In this article on the politics of UBB, I saw this quote from the Liberal party:
“We fundamentally disagree with the Commission’s description of the Internet as analogous to a utility or the provision of electricity or water. Electricity and water are both limited resources. The transfer of electricity and water are limited both by supply of the good and size of the pipe. Data over the Internet however, is unlimited. While the size of the pipe may be constrained, the amount of data is not. A more appropriate analogy is a highway, in this case an information highway.”
The only thing that’s worse about people who don’t know about technology trying to talk like they do is people who don’t know about technology trying to set policy on it.
Even looking at their supposed analogy – a highway – this is still ridiculous. It costs significantly more to run and maintain an 8-lane highway that handles 1 million cars a day compared to 1 thousand, right?
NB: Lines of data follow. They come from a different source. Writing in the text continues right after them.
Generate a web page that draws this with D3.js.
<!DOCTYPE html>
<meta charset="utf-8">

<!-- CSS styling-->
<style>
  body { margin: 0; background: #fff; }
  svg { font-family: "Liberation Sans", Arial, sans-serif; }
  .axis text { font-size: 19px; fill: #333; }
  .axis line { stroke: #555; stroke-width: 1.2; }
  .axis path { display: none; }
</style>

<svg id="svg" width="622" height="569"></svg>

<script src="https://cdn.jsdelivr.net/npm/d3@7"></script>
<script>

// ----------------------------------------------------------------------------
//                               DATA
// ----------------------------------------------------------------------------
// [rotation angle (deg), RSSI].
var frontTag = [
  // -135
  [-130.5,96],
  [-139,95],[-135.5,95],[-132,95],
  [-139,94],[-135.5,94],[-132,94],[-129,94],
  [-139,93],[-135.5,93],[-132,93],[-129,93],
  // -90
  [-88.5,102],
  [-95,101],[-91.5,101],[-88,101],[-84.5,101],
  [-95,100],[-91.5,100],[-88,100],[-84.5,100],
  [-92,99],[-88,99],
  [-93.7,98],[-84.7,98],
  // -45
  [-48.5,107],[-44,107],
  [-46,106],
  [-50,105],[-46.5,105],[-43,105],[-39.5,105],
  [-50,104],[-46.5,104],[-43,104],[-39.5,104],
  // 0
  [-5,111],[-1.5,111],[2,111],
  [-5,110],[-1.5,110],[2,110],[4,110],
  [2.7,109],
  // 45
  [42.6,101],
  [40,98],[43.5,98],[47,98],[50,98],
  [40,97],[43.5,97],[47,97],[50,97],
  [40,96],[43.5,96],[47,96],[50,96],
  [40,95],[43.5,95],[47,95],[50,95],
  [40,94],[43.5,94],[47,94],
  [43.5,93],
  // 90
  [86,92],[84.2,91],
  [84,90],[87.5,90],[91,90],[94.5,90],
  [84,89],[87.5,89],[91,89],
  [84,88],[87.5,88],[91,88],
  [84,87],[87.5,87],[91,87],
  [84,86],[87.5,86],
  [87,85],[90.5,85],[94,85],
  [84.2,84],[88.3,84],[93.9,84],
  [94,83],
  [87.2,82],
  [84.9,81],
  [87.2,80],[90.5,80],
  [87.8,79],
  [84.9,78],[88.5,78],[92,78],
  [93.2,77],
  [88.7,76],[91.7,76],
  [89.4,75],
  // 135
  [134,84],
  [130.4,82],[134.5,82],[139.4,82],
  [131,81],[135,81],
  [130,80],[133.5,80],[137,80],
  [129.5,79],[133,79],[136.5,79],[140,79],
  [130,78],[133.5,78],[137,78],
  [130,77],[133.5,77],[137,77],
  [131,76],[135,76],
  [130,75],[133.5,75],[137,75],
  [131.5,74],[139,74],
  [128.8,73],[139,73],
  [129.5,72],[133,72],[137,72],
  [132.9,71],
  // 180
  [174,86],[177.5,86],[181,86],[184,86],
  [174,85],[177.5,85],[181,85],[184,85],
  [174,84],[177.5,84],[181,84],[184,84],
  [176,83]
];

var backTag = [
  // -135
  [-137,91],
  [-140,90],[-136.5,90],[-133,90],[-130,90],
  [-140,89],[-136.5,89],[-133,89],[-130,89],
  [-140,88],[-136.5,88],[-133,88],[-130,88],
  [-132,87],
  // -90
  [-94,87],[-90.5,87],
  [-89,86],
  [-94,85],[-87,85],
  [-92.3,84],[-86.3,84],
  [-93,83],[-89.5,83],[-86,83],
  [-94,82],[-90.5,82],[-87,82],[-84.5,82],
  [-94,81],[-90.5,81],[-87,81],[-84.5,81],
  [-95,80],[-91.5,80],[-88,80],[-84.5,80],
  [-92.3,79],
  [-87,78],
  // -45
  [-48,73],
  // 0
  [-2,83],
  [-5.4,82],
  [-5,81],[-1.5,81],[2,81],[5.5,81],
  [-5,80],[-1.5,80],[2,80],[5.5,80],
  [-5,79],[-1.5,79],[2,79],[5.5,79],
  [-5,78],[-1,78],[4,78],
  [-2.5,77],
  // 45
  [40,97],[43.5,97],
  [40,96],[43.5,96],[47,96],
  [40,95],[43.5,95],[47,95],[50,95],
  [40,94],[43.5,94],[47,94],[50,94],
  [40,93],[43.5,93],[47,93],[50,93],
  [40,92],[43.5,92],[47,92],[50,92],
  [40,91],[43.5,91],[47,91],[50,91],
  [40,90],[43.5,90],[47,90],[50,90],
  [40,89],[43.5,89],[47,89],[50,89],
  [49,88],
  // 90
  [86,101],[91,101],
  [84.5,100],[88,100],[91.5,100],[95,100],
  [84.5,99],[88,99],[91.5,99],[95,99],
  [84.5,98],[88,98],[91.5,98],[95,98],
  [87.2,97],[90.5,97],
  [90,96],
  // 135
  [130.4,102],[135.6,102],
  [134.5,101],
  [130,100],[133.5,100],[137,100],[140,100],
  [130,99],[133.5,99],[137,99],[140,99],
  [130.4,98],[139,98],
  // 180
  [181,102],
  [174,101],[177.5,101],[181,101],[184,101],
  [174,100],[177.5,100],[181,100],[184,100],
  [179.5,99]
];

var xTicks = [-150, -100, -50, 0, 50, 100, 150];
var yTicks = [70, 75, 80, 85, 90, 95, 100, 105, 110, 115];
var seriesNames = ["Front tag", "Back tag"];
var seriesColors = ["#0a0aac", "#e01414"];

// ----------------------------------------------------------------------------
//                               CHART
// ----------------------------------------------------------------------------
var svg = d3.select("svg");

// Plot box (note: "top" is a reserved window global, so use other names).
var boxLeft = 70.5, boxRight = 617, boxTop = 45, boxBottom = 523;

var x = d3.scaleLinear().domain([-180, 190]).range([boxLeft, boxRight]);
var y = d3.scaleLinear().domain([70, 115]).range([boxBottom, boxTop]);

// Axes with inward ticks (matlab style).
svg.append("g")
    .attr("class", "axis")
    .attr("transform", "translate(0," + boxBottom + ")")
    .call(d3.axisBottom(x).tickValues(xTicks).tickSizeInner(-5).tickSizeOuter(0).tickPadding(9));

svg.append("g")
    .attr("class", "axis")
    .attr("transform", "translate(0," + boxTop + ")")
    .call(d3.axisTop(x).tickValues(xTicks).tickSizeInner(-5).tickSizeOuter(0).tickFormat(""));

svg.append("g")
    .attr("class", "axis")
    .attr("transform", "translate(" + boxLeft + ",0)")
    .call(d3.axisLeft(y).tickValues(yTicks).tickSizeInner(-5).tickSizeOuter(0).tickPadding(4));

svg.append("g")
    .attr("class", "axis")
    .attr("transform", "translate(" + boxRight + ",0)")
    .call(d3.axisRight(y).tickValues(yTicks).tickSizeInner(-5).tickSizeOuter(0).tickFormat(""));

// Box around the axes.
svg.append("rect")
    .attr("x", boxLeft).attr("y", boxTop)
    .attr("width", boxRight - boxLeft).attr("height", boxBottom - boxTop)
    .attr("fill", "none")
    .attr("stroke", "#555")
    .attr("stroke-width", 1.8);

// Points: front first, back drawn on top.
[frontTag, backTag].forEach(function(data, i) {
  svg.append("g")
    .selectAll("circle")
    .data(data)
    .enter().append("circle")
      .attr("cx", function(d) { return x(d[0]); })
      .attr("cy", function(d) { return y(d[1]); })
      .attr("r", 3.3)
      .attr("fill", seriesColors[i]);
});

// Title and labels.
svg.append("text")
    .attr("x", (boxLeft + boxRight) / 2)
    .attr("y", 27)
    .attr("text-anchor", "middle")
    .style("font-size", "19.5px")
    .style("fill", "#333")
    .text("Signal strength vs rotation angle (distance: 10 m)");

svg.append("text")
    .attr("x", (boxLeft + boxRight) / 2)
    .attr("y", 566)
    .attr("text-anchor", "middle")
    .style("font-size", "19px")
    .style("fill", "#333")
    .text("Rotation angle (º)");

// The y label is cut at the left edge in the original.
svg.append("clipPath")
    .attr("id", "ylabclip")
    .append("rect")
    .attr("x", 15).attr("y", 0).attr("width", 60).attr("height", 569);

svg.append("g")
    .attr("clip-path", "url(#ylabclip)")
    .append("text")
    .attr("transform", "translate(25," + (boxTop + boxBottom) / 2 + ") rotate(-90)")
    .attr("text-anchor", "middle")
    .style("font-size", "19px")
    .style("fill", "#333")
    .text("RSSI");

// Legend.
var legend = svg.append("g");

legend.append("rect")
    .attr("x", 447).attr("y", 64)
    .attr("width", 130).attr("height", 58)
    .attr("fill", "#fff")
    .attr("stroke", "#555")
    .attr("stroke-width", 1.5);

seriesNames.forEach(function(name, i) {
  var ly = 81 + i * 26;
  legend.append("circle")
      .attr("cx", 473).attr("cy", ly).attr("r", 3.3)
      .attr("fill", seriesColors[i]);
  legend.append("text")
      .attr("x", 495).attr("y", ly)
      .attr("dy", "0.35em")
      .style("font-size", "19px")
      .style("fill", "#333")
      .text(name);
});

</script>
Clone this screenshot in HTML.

Maintenance costs, policing, monitoring, etc. It’s not free to add more cars once the road is built. The cost to add one more car can probably be considered to be zero (which isn’t exactly true – we’re rounding it to zero), which I think is why people incorrectly assume you can add any number of cars for free.
The same is true for data transmission. The infrastructure and costs associated with increasing data capacity at a data center aren’t just the fixed cost of adding more lines. Hardware needs upgraded and maintenance and monitoring all go up. Again, transferring 1 more byte is free. Transferring 100 more terabytes isn’t free.
I still think some form of UBB is fine and inevitable (almost all of us already have it) but the rates are way too high, especially those proposed by the CRTC to charge resellers. They proposed charging $2/GB and I’m sure it doesn’t cost Bell anywhere close to that to move a GB, all costs considered.